— start Data to process —

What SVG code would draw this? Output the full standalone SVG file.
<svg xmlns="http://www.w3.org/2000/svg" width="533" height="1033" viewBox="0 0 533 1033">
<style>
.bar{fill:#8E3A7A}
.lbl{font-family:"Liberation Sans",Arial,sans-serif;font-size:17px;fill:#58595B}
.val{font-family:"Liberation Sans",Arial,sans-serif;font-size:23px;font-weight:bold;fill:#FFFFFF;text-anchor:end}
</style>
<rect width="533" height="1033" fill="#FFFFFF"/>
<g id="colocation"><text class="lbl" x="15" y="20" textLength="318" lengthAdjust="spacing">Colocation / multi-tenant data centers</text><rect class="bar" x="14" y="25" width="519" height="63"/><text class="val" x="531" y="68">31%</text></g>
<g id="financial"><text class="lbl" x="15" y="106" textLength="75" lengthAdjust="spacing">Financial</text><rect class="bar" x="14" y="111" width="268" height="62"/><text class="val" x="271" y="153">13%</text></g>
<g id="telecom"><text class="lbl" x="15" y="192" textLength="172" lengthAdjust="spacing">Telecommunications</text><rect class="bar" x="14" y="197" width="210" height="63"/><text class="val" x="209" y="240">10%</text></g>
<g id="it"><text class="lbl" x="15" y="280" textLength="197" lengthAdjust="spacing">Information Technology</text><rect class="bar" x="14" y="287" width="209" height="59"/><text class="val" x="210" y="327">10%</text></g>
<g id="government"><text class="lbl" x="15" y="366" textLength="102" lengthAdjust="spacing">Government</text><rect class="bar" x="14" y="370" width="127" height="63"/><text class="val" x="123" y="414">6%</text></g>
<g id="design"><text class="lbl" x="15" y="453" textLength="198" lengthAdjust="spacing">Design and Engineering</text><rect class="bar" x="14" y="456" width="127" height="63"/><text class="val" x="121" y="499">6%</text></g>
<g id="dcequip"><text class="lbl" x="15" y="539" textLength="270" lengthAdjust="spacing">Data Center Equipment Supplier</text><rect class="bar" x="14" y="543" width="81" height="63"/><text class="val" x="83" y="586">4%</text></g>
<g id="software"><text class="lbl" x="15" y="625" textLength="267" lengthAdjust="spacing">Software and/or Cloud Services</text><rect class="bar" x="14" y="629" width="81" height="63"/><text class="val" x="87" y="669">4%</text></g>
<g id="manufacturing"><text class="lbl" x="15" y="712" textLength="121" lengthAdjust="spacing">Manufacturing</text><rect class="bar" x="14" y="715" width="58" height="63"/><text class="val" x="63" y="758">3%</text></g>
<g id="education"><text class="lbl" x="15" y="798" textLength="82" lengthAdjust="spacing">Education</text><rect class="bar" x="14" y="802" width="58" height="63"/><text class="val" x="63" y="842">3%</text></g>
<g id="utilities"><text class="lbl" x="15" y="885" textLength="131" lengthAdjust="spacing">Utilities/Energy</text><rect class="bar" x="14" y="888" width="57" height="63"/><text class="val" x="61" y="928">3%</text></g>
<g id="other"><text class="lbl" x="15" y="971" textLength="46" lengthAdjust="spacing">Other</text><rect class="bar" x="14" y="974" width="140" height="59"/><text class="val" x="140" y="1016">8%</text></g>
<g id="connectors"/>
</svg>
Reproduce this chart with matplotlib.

— end Data to process —
— start Data to process —

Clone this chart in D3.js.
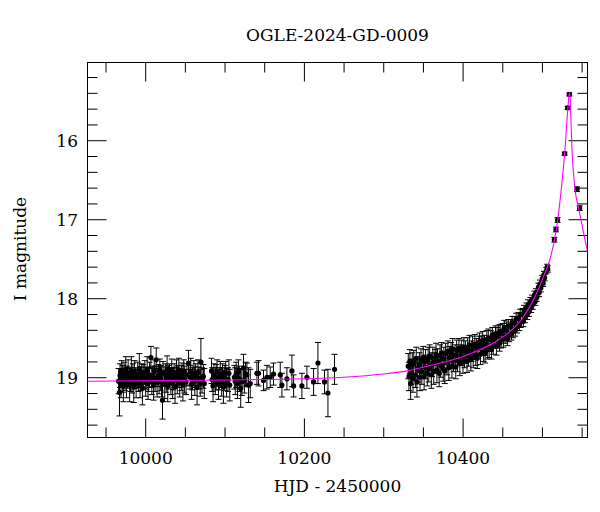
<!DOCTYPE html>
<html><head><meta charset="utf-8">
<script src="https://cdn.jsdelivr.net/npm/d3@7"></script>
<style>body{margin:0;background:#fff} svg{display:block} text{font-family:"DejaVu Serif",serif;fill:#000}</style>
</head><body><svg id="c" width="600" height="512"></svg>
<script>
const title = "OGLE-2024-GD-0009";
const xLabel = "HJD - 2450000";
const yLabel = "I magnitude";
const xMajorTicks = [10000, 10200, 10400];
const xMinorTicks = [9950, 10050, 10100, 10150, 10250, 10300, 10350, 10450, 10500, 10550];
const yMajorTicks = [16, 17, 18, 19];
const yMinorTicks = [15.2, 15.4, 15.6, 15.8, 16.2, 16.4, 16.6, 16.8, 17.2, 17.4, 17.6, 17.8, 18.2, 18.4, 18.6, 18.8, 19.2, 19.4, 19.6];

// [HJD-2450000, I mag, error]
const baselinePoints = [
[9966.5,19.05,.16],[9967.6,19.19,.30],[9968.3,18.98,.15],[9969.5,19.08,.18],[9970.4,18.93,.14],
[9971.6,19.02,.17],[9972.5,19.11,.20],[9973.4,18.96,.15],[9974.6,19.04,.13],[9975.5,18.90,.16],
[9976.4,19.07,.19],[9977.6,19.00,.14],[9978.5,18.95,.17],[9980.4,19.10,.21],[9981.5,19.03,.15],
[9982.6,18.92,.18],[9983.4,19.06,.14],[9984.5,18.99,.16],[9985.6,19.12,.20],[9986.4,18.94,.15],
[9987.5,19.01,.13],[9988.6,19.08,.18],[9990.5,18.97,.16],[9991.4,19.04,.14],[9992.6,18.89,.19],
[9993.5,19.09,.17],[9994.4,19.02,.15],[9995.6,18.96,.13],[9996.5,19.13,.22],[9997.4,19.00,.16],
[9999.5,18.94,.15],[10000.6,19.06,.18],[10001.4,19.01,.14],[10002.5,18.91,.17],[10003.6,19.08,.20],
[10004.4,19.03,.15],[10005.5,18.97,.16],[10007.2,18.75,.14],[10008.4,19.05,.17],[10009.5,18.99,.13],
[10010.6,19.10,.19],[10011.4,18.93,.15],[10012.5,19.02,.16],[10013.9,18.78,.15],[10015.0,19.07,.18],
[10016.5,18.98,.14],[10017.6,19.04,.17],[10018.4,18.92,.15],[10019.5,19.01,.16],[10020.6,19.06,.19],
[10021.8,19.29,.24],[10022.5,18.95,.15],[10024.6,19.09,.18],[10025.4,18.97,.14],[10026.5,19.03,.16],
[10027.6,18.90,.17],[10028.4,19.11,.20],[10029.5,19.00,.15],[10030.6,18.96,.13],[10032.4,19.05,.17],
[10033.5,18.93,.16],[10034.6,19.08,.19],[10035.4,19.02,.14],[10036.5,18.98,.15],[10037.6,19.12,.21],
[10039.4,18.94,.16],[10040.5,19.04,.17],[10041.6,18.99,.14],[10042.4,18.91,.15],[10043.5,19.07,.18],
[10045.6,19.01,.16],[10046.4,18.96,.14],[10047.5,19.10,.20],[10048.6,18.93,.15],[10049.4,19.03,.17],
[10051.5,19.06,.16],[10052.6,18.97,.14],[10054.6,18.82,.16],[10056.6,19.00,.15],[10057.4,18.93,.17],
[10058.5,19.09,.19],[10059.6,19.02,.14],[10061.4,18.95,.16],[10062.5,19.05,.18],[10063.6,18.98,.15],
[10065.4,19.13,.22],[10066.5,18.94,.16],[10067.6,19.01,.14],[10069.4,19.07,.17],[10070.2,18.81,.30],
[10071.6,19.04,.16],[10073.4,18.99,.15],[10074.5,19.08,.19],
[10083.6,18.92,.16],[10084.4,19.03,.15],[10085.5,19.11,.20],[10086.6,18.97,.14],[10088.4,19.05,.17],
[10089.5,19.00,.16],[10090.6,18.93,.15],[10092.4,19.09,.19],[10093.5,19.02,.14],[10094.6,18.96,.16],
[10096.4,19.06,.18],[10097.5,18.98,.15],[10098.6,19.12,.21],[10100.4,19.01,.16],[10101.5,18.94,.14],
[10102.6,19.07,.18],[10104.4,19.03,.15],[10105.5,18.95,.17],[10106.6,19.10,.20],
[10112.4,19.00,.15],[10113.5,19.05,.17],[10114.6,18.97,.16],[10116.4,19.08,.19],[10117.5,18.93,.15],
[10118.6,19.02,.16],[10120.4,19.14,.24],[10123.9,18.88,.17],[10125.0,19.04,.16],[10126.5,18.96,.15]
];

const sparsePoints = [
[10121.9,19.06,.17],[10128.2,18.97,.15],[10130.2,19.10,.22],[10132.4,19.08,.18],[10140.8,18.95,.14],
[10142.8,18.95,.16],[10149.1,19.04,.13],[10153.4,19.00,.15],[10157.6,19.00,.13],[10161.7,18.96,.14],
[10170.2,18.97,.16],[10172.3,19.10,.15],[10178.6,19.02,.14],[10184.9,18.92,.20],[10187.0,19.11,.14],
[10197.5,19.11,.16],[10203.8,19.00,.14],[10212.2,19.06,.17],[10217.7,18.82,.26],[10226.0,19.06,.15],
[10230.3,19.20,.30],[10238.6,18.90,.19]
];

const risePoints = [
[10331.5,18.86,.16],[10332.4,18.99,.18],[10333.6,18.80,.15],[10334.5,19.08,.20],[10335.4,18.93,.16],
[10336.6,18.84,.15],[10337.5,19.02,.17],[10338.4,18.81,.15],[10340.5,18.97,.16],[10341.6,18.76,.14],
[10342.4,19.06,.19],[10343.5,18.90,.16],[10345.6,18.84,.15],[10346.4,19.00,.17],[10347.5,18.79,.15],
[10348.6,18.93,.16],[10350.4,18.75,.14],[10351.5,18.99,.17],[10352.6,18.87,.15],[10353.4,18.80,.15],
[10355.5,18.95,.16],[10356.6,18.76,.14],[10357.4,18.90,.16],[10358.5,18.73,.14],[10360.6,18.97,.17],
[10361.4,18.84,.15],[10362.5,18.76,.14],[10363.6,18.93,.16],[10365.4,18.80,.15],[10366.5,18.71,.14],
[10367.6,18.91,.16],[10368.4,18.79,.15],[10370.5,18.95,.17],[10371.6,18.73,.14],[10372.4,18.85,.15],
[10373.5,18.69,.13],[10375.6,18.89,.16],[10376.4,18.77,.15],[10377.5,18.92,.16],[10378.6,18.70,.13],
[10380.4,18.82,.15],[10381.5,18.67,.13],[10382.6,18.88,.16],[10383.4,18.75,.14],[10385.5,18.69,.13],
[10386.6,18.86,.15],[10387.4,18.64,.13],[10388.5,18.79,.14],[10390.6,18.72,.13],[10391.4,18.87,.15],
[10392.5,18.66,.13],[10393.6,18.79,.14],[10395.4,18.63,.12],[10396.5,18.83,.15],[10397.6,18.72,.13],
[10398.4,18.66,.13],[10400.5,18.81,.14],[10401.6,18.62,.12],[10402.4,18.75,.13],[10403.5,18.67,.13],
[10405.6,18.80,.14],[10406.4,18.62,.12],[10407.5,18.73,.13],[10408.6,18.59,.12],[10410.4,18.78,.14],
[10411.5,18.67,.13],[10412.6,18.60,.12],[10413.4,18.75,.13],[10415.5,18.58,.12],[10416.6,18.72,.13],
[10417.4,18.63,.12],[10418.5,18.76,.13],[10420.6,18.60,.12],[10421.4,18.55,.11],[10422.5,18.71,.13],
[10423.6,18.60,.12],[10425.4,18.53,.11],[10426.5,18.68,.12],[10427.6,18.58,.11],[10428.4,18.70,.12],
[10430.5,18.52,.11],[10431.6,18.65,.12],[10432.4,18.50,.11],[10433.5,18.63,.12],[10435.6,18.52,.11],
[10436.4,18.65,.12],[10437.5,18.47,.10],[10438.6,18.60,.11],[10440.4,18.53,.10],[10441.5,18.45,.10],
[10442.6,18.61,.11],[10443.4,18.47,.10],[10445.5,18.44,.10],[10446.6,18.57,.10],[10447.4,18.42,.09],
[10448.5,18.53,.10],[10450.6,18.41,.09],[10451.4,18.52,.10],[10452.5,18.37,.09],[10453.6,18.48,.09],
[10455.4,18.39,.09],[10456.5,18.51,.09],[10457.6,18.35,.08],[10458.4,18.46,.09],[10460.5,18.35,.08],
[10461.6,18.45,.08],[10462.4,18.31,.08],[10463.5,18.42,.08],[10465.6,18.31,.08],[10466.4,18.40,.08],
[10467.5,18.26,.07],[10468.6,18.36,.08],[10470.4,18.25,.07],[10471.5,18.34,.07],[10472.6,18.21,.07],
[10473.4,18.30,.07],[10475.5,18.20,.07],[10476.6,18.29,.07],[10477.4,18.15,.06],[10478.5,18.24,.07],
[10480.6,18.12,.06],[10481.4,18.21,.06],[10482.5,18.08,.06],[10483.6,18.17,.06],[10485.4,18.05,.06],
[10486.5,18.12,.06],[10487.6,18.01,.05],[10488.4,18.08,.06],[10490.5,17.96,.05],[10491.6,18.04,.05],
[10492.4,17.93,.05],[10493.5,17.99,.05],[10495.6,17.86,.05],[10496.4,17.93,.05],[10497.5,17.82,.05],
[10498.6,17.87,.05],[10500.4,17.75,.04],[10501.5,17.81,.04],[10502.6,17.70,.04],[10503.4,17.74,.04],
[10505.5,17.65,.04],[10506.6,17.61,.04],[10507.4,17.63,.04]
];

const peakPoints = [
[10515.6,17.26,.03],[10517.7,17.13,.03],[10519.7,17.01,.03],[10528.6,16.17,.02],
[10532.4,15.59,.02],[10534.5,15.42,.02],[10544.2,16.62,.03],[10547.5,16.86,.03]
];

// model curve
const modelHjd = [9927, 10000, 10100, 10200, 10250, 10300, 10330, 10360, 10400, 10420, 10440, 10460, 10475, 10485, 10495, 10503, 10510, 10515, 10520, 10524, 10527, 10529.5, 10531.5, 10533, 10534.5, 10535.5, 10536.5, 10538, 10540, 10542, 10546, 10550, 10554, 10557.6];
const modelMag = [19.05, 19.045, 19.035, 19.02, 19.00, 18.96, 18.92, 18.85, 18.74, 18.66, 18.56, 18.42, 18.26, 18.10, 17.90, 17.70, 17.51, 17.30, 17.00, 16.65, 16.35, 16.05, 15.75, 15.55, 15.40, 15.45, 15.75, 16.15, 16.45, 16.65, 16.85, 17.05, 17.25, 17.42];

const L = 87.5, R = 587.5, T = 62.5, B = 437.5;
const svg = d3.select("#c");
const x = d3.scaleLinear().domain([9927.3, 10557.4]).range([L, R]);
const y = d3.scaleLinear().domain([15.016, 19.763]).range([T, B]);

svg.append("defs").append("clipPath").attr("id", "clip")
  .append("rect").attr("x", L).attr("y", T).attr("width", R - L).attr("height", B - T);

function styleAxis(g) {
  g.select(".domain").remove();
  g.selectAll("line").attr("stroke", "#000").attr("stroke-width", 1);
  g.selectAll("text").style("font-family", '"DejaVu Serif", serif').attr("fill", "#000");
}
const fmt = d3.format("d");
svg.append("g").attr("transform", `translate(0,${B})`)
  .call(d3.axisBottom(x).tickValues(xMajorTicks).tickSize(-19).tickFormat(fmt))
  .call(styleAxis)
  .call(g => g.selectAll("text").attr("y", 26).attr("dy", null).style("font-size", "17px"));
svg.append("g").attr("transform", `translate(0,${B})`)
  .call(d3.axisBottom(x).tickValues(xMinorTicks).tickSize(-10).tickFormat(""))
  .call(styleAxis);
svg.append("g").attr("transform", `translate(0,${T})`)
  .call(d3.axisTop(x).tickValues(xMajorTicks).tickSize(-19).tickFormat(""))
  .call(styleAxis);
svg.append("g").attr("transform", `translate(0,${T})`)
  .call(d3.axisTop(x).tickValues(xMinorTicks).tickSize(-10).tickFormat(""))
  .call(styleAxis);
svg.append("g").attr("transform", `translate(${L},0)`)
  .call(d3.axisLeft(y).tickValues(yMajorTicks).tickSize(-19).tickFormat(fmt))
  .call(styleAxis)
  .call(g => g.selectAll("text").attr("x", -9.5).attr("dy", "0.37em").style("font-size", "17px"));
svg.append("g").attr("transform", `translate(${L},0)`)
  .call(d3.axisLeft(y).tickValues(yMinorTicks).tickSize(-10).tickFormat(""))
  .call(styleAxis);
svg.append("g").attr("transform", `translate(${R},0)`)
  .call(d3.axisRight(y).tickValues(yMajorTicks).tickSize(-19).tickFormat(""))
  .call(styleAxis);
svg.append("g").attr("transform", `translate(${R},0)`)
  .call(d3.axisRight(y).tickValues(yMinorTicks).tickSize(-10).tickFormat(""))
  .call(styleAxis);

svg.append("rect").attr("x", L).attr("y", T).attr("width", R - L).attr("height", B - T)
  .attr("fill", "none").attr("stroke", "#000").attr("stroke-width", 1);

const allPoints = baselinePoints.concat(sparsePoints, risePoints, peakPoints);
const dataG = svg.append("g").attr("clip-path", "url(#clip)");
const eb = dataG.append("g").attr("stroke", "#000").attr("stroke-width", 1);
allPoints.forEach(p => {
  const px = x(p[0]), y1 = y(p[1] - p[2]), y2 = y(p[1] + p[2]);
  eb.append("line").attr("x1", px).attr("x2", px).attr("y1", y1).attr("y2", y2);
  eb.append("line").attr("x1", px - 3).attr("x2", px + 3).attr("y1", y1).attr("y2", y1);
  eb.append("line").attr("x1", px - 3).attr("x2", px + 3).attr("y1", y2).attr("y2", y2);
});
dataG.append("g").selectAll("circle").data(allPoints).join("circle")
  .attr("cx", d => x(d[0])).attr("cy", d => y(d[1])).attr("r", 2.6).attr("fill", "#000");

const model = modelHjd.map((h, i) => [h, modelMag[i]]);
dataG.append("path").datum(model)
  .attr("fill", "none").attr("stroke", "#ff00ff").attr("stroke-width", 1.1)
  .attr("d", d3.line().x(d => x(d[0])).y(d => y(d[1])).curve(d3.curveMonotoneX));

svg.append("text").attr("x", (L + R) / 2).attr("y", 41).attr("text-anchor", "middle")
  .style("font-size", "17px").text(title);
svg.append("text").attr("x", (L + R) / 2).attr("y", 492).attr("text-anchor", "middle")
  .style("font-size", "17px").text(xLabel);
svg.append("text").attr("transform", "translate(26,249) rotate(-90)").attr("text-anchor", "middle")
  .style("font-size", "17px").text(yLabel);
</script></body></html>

— end Data to process —
— start Data to process —

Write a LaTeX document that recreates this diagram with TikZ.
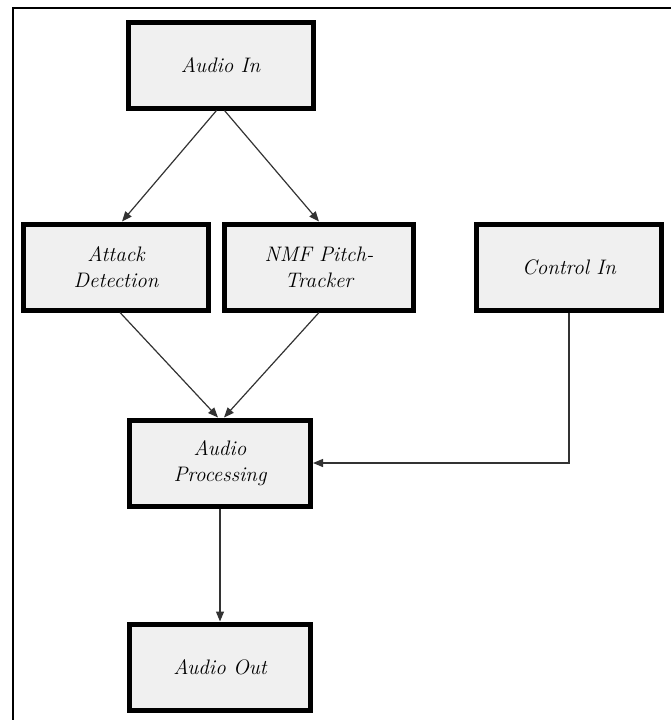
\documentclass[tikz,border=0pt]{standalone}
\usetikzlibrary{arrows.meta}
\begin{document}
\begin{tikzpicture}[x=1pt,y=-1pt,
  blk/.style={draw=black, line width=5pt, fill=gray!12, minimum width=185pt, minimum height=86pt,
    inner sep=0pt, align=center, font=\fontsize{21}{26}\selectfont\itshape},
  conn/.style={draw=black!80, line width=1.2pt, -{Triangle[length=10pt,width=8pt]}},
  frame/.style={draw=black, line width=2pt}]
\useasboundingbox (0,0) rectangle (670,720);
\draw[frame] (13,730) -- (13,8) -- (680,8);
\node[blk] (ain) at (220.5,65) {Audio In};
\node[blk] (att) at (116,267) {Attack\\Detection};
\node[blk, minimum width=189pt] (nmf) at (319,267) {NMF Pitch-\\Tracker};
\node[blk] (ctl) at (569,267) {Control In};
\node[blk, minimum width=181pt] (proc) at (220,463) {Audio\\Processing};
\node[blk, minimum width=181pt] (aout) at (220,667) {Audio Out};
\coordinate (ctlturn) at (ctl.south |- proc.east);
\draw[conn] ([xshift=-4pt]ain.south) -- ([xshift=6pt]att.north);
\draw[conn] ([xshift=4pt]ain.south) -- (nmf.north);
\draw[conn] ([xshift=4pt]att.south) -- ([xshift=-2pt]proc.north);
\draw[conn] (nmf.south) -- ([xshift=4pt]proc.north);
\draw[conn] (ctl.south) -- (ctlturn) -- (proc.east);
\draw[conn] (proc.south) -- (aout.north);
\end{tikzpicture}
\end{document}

— end Data to process —

Goal: Scan the material above for the string "with" and report each line where you find it.

Task answer:
Reproduce this chart with matplotlib.
Write a LaTeX document that recreates this diagram with TikZ.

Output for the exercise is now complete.